Threat of forfeiture.

Q18: Do you agree with our approach to the treatment of mixed use leases?
A18: Yes

Q19: Are there any other circumstances in which mixed use (a) should be within scope of the policy or (b) excluded from the scope of the policy?
A19: Mixed use leases must not be open to abuses seen to date. Ground rent should be a peppercorn and good reasons must be given as to why more than 25% of a building is reserved for commercial use to counter any collective enfranchisement claim.
Please explain your reasons.
Q20: Do you agree with the circumstances set out in paragraphs 3.34 to 3.37 in which a capped ground rent will apply in replacement leases?
A20: Yes, but capped ground rent must be a peppercorn.
Are there any other circumstances in which it should or should not apply? Please explain why.
No
Q21: Do you agree there should be no further transitional period after commencement of the legislation permitting ground rents above £10 per annum?
A21: No
If not, please explain why.
We agree that there should be no further transitional period after commencement of the legislation, but do not accept your £10 proposal for reasons given above. Ground rent must be restricted to a peppercorn.

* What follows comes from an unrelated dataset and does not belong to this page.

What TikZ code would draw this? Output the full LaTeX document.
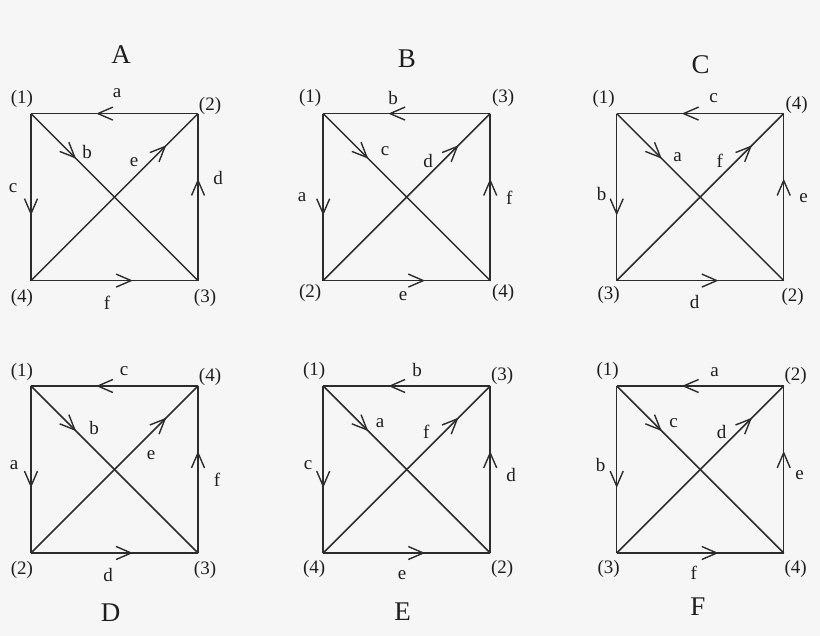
\documentclass[tikz,border=0pt]{standalone}
\usepackage{fontspec}
\setmainfont{Liberation Serif}
\usetikzlibrary{arrows.meta,decorations.markings}
\definecolor{bgc}{HTML}{F6F6F6}
\definecolor{linec}{HTML}{2C2C2C}
\definecolor{textc}{HTML}{1E1E1E}
\tikzset{
  edge/.style={draw=linec,line width=1.5pt},
  barb/.tip={Straight Barb[length=15pt,width=13pt,line width=1.4pt]},
  arrmid/.style={postaction={decorate},decoration={markings,mark=at position 0.61 with {\arrow[linec]{barb}}}},
  arrearly/.style={postaction={decorate},decoration={markings,mark=at position 0.27 with {\arrow[linec]{barb}}}},
  arrlate/.style={postaction={decorate},decoration={markings,mark=at position 0.81 with {\arrow[linec]{barb}}}},
  lbl/.style={inner sep=0pt,text=textc,font=\fontsize{19}{19}\selectfont},
  ttl/.style={inner sep=0pt,text=textc,font=\fontsize{27}{27}\selectfont}
}
\newcommand\kframe[1]{%
  \coordinate (#1tl) at (0,0);
  \coordinate (#1tr) at (167,0);
  \coordinate (#1bl) at (0,167);
  \coordinate (#1br) at (167,167);
  \draw[edge,arrmid] (#1tr) -- (#1tl);
  \draw[edge,arrmid] (#1tl) -- (#1bl);
  \draw[edge,arrmid] (#1bl) -- (#1br);
  \draw[edge,arrmid] (#1br) -- (#1tr);
  \draw[edge,arrearly] (#1tl) -- (#1br);
  \draw[edge,arrlate] (#1bl) -- (#1tr);
}
\begin{document}
\begin{tikzpicture}[x=1pt,y=-1pt]
\fill[bgc] (0,0) rectangle (820,636);
\useasboundingbox (0,0) rectangle (820,636);
% A
\begin{scope}[shift={(31,113.6)}]
  \kframe{A}
  \node[lbl] (A1) at (-9,-15) {(1)};
  \node[lbl] (A2) at (179,-8) {(2)};
  \node[lbl] (A4) at (-9,184) {(4)};
  \node[lbl] (A3) at (174,184) {(3)};
  \node[lbl] (Aa) at (86,-20) {a};
  \node[lbl] (Ac) at (-18,75) {c};
  \node[lbl] (Ad) at (187,64) {d};
  \node[lbl] (Af) at (76,189) {f};
  \node[lbl] (Ab) at (56,38) {b};
  \node[lbl] (Ae) at (103,49) {e};
\end{scope}
% B
\begin{scope}[shift={(323.2,113.6)}]
  \kframe{B}
  \node[lbl] (B1) at (-13,-16) {(1)};
  \node[lbl] (B3) at (180,-16) {(3)};
  \node[lbl] (B2) at (-13,179) {(2)};
  \node[lbl] (B4) at (180,179) {(4)};
  \node[lbl] (Bb) at (70,-16) {b};
  \node[lbl] (Ba) at (-21,84) {a};
  \node[lbl] (Bf) at (186,84) {f};
  \node[lbl] (Be) at (80,183) {e};
  \node[lbl] (Bc) at (62,38) {c};
  \node[lbl] (Bd) at (105,47) {d};
\end{scope}
% C
\begin{scope}[shift={(616.7,113.6)}]
  \kframe{C}
  \node[lbl] (C1) at (-13,-15) {(1)};
  \node[lbl] (C4) at (180,-9) {(4)};
  \node[lbl] (C3) at (-8,181) {(3)};
  \node[lbl] (C2) at (176,183) {(2)};
  \node[lbl] (Cc) at (97,-15) {c};
  \node[lbl] (Cb) at (-15,80) {b};
  \node[lbl] (Ce) at (187,85) {e};
  \node[lbl] (Cd) at (78,188) {d};
  \node[lbl] (Ca) at (61,44) {a};
  \node[lbl] (Cf) at (103,47) {f};
\end{scope}
% D
\begin{scope}[shift={(31,386)}]
  \kframe{D}
  \node[lbl] (D1) at (-9,-14) {(1)};
  \node[lbl] (D4) at (179,-9) {(4)};
  \node[lbl] (D2) at (-9,184) {(2)};
  \node[lbl] (D3) at (174,184) {(3)};
  \node[lbl] (Dc) at (93,-15) {c};
  \node[lbl] (Da) at (-17,79) {a};
  \node[lbl] (Df) at (186,94) {f};
  \node[lbl] (Dd) at (77,189) {d};
  \node[lbl] (Db) at (63,42) {b};
  \node[lbl] (De) at (120,69) {e};
\end{scope}
% E
\begin{scope}[shift={(323.2,386)}]
  \kframe{E}
  \node[lbl] (E1) at (-9,-15) {(1)};
  \node[lbl] (E3) at (179,-10) {(3)};
  \node[lbl] (E4) at (-9,183) {(4)};
  \node[lbl] (E2) at (179,183) {(2)};
  \node[lbl] (Eb) at (94,-16) {b};
  \node[lbl] (Ec) at (-15,79) {c};
  \node[lbl] (Ed) at (188,89) {d};
  \node[lbl] (Ee) at (79,189) {e};
  \node[lbl] (Ea) at (57,37) {a};
  \node[lbl] (Ef) at (103,46) {f};
\end{scope}
% F
\begin{scope}[shift={(616.7,386)}]
  \kframe{F}
  \node[lbl] (F1) at (-9,-15) {(1)};
  \node[lbl] (F2) at (179,-10) {(2)};
  \node[lbl] (F3) at (-8,183) {(3)};
  \node[lbl] (F4) at (179,183) {(4)};
  \node[lbl] (Fa) at (98,-14) {a};
  \node[lbl] (Fb) at (-16,79) {b};
  \node[lbl] (Fe) at (183,89) {e};
  \node[lbl] (Ff) at (77,187) {f};
  \node[lbl] (Fc) at (57,37) {c};
  \node[lbl] (Fd) at (105,46) {d};
\end{scope}
% titles
\node[ttl] (tA) at (121,55) {A};
\node[ttl] (tB) at (407,59) {B};
\node[ttl] (tC) at (700.7,65) {C};
\node[ttl] (tD) at (110.7,613) {D};
\node[ttl] (tE) at (402.7,611.7) {E};
\node[ttl] (tF) at (698,606.7) {F};
\end{tikzpicture}
\end{document}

Implementing measures to ensure that the charges that freeholders must pay towards the maintenance of communal areas are fairer and more transparent
Q22: Should we provide freeholders with a right to change the management of the services covered by an estate rent charge or contained within a deed of covenant arrangement?
A22: Yes
If so, what should this look like?
Government should legislate against the creation of private estates without good reason. Local Authorities should be forced to adopt public areas and developers must remunerate them to be able to do this. This will eradicate most of the problem going forwards as there will be no incentive for developers to create a token area of land and sell off another income stream.
Legislation should ensure that existing freeholders have freedom of choice to change the management of their services in a straightforward way at minimal cost. Developers must not be able to contract home owners into deals with management companies that they cannot escape from.
The tribunal system needs a complete overhaul and is unfit for purpose. Abusive management companies know that there is a premium they can apply to management costs below which it is not worth pursuing through tribunal. They also can repeatedly increase management charges on an annual basis knowing that many leaseholders (and freeholders) will not have the time and energy to keep going to tribunal every year.

Implementing measures to ensure that the charges that freeholders must pay towards the maintenance of communal areas are fairer and more transparent
Q23: What will be the impact of these proposals (paragraphs 4.8 to 4.10) on companies or bodies that provide the long term management of communal areas and facilities?
A23: This is currently a poorly legislated area and the NLC has numerous examples of freeholders being overcharged, exploited and abused by management companies providing little to no service. A regulator with teeth is required to hold these companies to account. Legislation should include an end to estate rent charges and force the adoption of communal areas by local authorities. If this area is not subject to much stronger legislation and protection for consumers, this will be the next housing scandal.
Q24: What would constitute a reasonable deadline for managing agents and freeholders to provide leasehold information?
A24: Less than 10 working days
Q25: What would constitute a reasonable maximum fee for managing agents and freeholders to provide leasehold information?
A25: Less than £100
Q26: What would constitute a reasonable fee for managing agents and freeholders to update leasehold information within 6 months of it first being provided?
A26:
If more than £50 – please specify the fee:
Fees should be minimal. If given a minimal fee amount, companies will adjust and streamline their processes to ensure they are as efficient as possible and make as much margin as they can.


Further Information/Evidence

The NLC welcomes the banning of new leasehold houses and urges the Government to remain committed to banning all leasehold houses and capping ground rent at a peppercorn. The NLC is campaigning for the abolition of leasehold; replaced with freehold houses and commonhold flats and apartments.
The NLC urges the Government to do more to help existing leaseholders as the current work on leasehold reform being undertaken by MHCLG and the Law Commission do not go far enough. Mortgage lenders are tightening mortgage lending criteria, including those for leasehold properties where ground rent exceeds 0.1% of property value. There needs to be recognition that ground rents that exceed 0.1% are onerous and the Government must undertake a full independent inquiry into the widespread and systematic mis-selling of leasehold properties. Developers, many of whom have made huge profits and awarded senior Executives multi-million pound bonuses, must be held to account for the creation and sale of onerous leases. Current redress schemes go nowhere near far enough. We recognise that the Government is committed to increasing the supply of housing and thus must act to force developers and freeholders to change lease terms to bring the thousands of leasehold properties that are now unmortgageable and unsellable back into the supply chain. Onerous lease terms could be viewed as unfair contract terms and the leases converted to freeholds. Freeholders will undoubtedly want compensation for this and it should come from the developers who have profited from their creation.